Barclays today took the axe to its controversial investment banking division, saying it would sack thousands of highly-paid bankers.
A total of 7,000 jobs will go in its investment division, which has most of its staff in London and New York.
Some of those who are sacked are likely to already be multi-millionaires.
It will axe a total of 19,000 staff around the world by 2016 in a radical shake-up which comes after its profits fell earlier this year. In a statement to the stock market, Barclays said its business ‘will be repositioned, simplified and rebalanced’.
Its chief executive Antony Jenkins said: ‘We will be a focused international bank, operating only in areas where we have capability, scale and competitive advantage.
‘In the future, Barclays will be leaner, stronger, much better balanced and well positioned to deliver lower volatility, higher returns, and growth.
‘My goal is unchanged: to create a Barclays that does business in the right way, with the right values, and delivers the returns that our shareholders deserve.’
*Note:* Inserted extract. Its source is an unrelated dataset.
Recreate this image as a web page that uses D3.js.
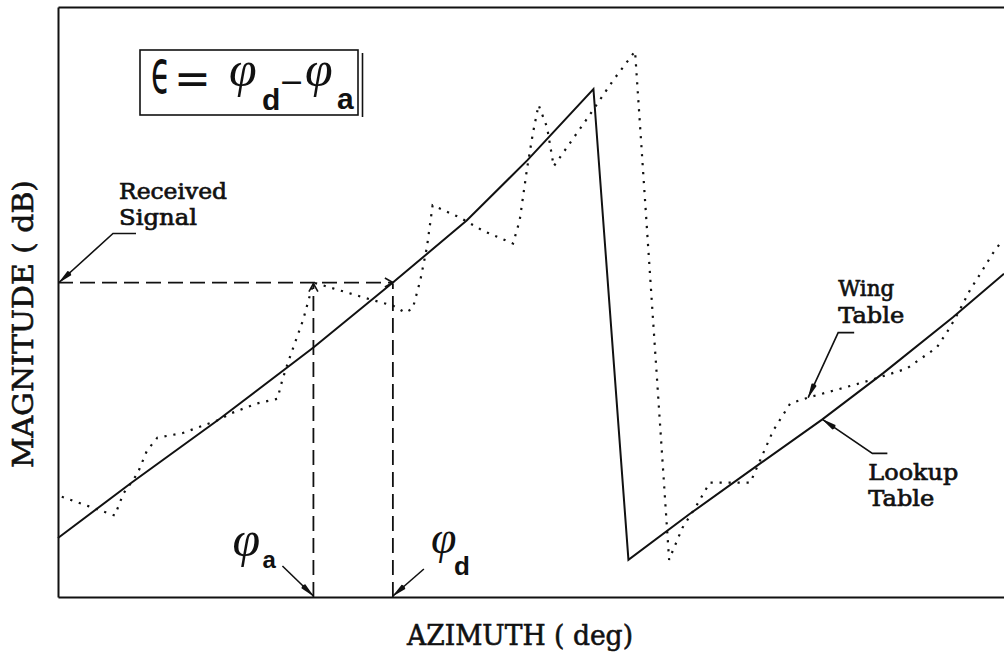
<!DOCTYPE html>
<html>
<head>
<meta charset="utf-8">
<script src="https://cdn.jsdelivr.net/npm/d3@7"></script>
<style>
  html, body { margin: 0; padding: 0; background: #fff; }
  svg { display: block; }
</style>
</head>
<body>
<svg id="chart" width="1004" height="658"></svg>
<script>
// Lookup table (solid): magnitude vs azimuth, main lobe then wing
const lookupAz  = [0, 7.8, 17.1, 27.0, 35.4, 43.2, 49.6, 56.6, 60.3, 66.8, 74.2, 80.8, 87.2, 94.6, 100];
const lookupMag = [10.0, 19.4, 30.2, 42.3, 53.3, 63.8, 74.0, 86.1, 6.3, 14.1, 22.6, 30.1, 37.9, 47.4, 54.8];

// Wing table (dotted)
const wingAz  = [0.4, 3.2, 6.0, 6.9, 8.4, 9.4, 10.5, 13.2, 16.8, 18.4,
                 21.0, 23.2, 23.7, 24.3, 25.9, 27.0, 33.3, 35.4, 36.7, 37.5,
                 38.3, 39.0, 39.6, 42.5, 44.9, 48.1, 48.8, 49.6, 50.2, 50.8,
                 51.7, 52.4, 54.1, 56.2, 58.7, 61.0, 64.6, 64.9, 66.0, 67.5,
                 68.9, 71.0, 73.2, 73.4, 74.2, 75.6, 77.4, 79.3, 82.7, 85.8,
                 89.7, 92.9, 94.3, 95.3, 96.4, 97.5, 98.8, 99.8];
const wingMag = [17.0, 15.4, 13.8, 17.5, 20.9, 24.8, 27.0, 27.8, 29.9, 31.2,
                 32.8, 33.6, 36.7, 39.7, 46.9, 53.3, 50.3, 49.4, 48.2, 48.9,
                 53.7, 59.3, 66.4, 64.3, 62.1, 59.9, 63.8, 72.8, 78.6, 83.4,
                 79.6, 73.0, 76.9, 81.7, 87.6, 92.5, 6.3, 7.5, 11.7, 15.5,
                 19.4, 19.4, 19.4, 20.2, 23.1, 28.2, 32.8, 33.8, 35.3, 36.7,
                 38.7, 42.3, 45.7, 48.6, 52.0, 54.8, 58.2, 60.4];

// Received signal level and the two azimuth estimates it maps to
const receivedLevel = 53.3;
const phiA = 27.0;   // from wing table
const phiD = 35.4;   // from lookup table
const wingPointerAz = 79.3;
const lookupPointerAz = 80.8;

const xTitle = "AZIMUTH ( deg)";
const yTitle = "MAGNITUDE ( dB)";

const frame = { left: 58, right: 1004, top: 7, bottom: 597 };
const x = d3.scaleLinear().domain([0, 100]).range([frame.left, frame.right]);
const y = d3.scaleLinear().domain([0, 100]).range([frame.bottom, frame.top]);

const svg = d3.select("#chart");
const INK = "#111";

function valueAt(az, azs, mags) {
  const i = Math.max(1, Math.min(azs.length - 1, d3.bisectRight(azs, az)));
  const t = (az - azs[i - 1]) / (azs[i] - azs[i - 1]);
  return mags[i - 1] + t * (mags[i] - mags[i - 1]);
}

// markers
const defs = svg.append("defs");
defs.append("marker").attr("id", "head")
  .attr("markerUnits", "userSpaceOnUse")
  .attr("viewBox", "-16 -4 18 8").attr("refX", 0).attr("refY", 0)
  .attr("markerWidth", 18).attr("markerHeight", 8).attr("orient", "auto")
  .append("path").attr("d", "M1,0 L-14,-2.8 Q-16,0 -14,2.8 Z").attr("fill", INK);
defs.append("marker").attr("id", "chevron")
  .attr("markerUnits", "userSpaceOnUse")
  .attr("viewBox", "-10 -6 12 12").attr("refX", 0).attr("refY", 0)
  .attr("markerWidth", 12).attr("markerHeight", 12).attr("orient", "auto")
  .append("path").attr("d", "M-8,-4.5 L0,0 L-8,4.5").attr("fill", "none")
  .attr("stroke", INK).attr("stroke-width", 1.6);

// frame: left, top and bottom axis lines without ticks
const axisG = svg.append("g");
axisG.append("g").attr("transform", `translate(0,${y(0)})`)
  .call(d3.axisBottom(x).tickValues([]).tickSizeOuter(0));
axisG.append("g").attr("transform", `translate(0,${y(100)})`)
  .call(d3.axisTop(x).tickValues([]).tickSizeOuter(0));
axisG.append("g").attr("transform", `translate(${x(0)},0)`)
  .call(d3.axisLeft(y).tickValues([]).tickSizeOuter(0));
axisG.selectAll(".domain").attr("stroke", INK).attr("stroke-width", 2);

// series
const line = d3.line().x(d => x(d[0])).y(d => y(d[1]));
svg.append("path")
  .datum(wingAz.map((a, i) => [a, wingMag[i]]))
  .attr("d", line).attr("fill", "none").attr("stroke", INK)
  .attr("stroke-width", 2.2).attr("stroke-dasharray", "2.2 6.8");
svg.append("path")
  .datum(lookupAz.map((a, i) => [a, lookupMag[i]]))
  .attr("d", line).attr("fill", "none").attr("stroke", INK)
  .attr("stroke-width", 2).attr("stroke-linejoin", "miter");

// dashed construction lines
const dash = svg.append("g").attr("stroke", INK).attr("stroke-width", 1.8)
  .attr("stroke-dasharray", "15 7").attr("fill", "none");
dash.append("line")
  .attr("x1", x(0)).attr("y1", y(receivedLevel))
  .attr("x2", x(phiD)).attr("y2", y(receivedLevel))
  .attr("marker-end", "url(#chevron)");
[phiA, phiD].forEach(p => {
  dash.append("line")
    .attr("x1", x(p)).attr("y1", y(0))
    .attr("x2", x(p)).attr("y2", y(receivedLevel) + 1)
    .attr("marker-end", p === phiA ? "url(#chevron)" : null);
});

// leaders with labels
const TYPE = "'DejaVu Serif', 'Liberation Serif', serif";
function leader(head, dx, dy, tail) {
  const kx = head[0] + dx, ky = head[1] + dy;
  const pts = tail ? [[kx + tail, ky], [kx, ky], head] : [[kx, ky], head];
  svg.append("path").attr("d", d3.line()(pts)).attr("fill", "none")
    .attr("stroke", INK).attr("stroke-width", 1.6).attr("marker-end", "url(#head)");
  return [kx, ky];
}
function label(str, px, py, len, size) {
  svg.append("text").attr("x", px).attr("y", py).text(str)
    .attr("font-family", TYPE).attr("font-size", size)
    .attr("stroke", INK).attr("stroke-width", 0.7)
    .attr("textLength", len).attr("lengthAdjust", "spacingAndGlyphs").attr("fill", INK);
}

// Received Signal
let k = leader([x(0) + 1, y(receivedLevel)], 54, -49, 23);
label("Received", k[0] + 6, k[1] - 35, 108, 23);
label("Signal", k[0] + 6, k[1] - 9, 78, 23);

// Wing Table
k = leader([x(wingPointerAz), y(valueAt(wingPointerAz, wingAz, wingMag))], 30, -65, 16);
label("Wing", k[0], k[1] - 37, 56, 23);
label("Table", k[0], k[1] - 10, 66, 23);

// Lookup Table
k = leader([x(lookupPointerAz), y(valueAt(lookupPointerAz, lookupAz, lookupMag))], 50, 34, 15);
label("Lookup", k[0] - 4, k[1] + 27, 90, 23);
label("Table", k[0] - 4, k[1] + 53, 66, 23);

// phi markers at the azimuth axis
const SERIF_I = "'Liberation Serif', 'Times New Roman', serif";
const SANS = "'Liberation Sans', Arial, sans-serif";
function phiLabel(px, py, sub, sx, sy, size, subSize) {
  svg.append("text").attr("x", px).attr("y", py).text("φ")
    .attr("font-family", SERIF_I).attr("font-style", "italic")
    .attr("font-size", size).attr("fill", INK);
  svg.append("text").attr("x", sx).attr("y", sy).text(sub)
    .attr("font-family", SANS).attr("font-weight", "bold")
    .attr("font-size", subSize).attr("fill", INK);
}
k = leader([x(phiA), y(0) - 1], -31, -30);
phiLabel(k[0] - 50, k[1] - 10, "a", k[0] - 20, k[1] + 2, 50, 24);
k = leader([x(phiD), y(0) - 1], 31, -27);
phiLabel(k[0] + 7, k[1] - 16, "d", k[0] + 30, k[1] + 6, 46, 26);

// error definition box
const box = svg.append("g").attr("transform", `translate(${frame.left + 82},${frame.top + 43})`);
box.append("rect").attr("width", 218).attr("height", 65)
  .attr("fill", "none").attr("stroke", INK).attr("stroke-width", 1.6);
box.append("line").attr("x1", 222.5).attr("y1", 3).attr("x2", 222.5).attr("y2", 67)
  .attr("stroke", INK).attr("stroke-width", 1.6);
box.append("text").text("ϵ").attr("transform", "translate(11,43) scale(0.8,1.5)")
  .attr("font-family", "'DejaVu Sans', sans-serif").attr("font-size", 40).attr("fill", INK);
box.append("text").text("=").attr("x", 34).attr("y", 44)
  .attr("font-family", "'DejaVu Sans', sans-serif").attr("font-size", 44).attr("fill", INK);
box.append("text").text("φ").attr("x", 89).attr("y", 36)
  .attr("font-family", SERIF_I).attr("font-style", "italic").attr("font-size", 50).attr("fill", INK);
box.append("text").text("d").attr("x", 122).attr("y", 60)
  .attr("font-family", SANS).attr("font-weight", "bold").attr("font-size", 30).attr("fill", INK);
box.append("text").text("−").attr("x", 139).attr("y", 42)
  .attr("font-family", "'DejaVu Sans', sans-serif").attr("font-size", 30).attr("fill", INK);
box.append("text").text("φ").attr("x", 165).attr("y", 36)
  .attr("font-family", SERIF_I).attr("font-style", "italic").attr("font-size", 50).attr("fill", INK);
box.append("text").text("a").attr("x", 197).attr("y", 59)
  .attr("font-family", SANS).attr("font-weight", "bold").attr("font-size", 30).attr("fill", INK);

// axis titles
svg.append("text").text(xTitle).attr("x", 407).attr("y", 645)
  .attr("font-family", TYPE).attr("font-size", 28)
  .attr("stroke", INK).attr("stroke-width", 0.6)
  .attr("textLength", 226).attr("lengthAdjust", "spacingAndGlyphs").attr("fill", INK);
svg.append("text").text(yTitle)
  .attr("transform", "translate(33,468) rotate(-90)")
  .attr("font-family", TYPE).attr("font-size", 28)
  .attr("stroke", INK).attr("stroke-width", 0.6)
  .attr("textLength", 288).attr("lengthAdjust", "spacingAndGlyphs").attr("fill", INK);
</script>
</body>
</html>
The move is a major change for the company which became notorious for its so-called ‘casino banking’ under its former chief executive Bob Diamond.
In 2008 it was forced to seek a bailout from the Middle East as its investments division threatened to drag the whole bank down in the same way as the Royal Bank of Scotland and other British banks.
Investment banking has been heavily criticised for its large bonuses and appearance of irresponsibility.
It was the investment banking sector which produced the financial devices which underpinned a boom in the American ‘sub-prime’ property market and which then threatened the whole global financial system with crash in 2008 when the US housing market started to fall.
The bank has already announced job losses across the group of 12,000 for this year, but this has been increased to 14,000 as a result of the investment bank changes announced today. It brings the total cuts by 2016 to 19,000.
It comes two days after Barclays announced that first quarter earnings from the division fell by half, meaning profits at the group slid by 5 per cent.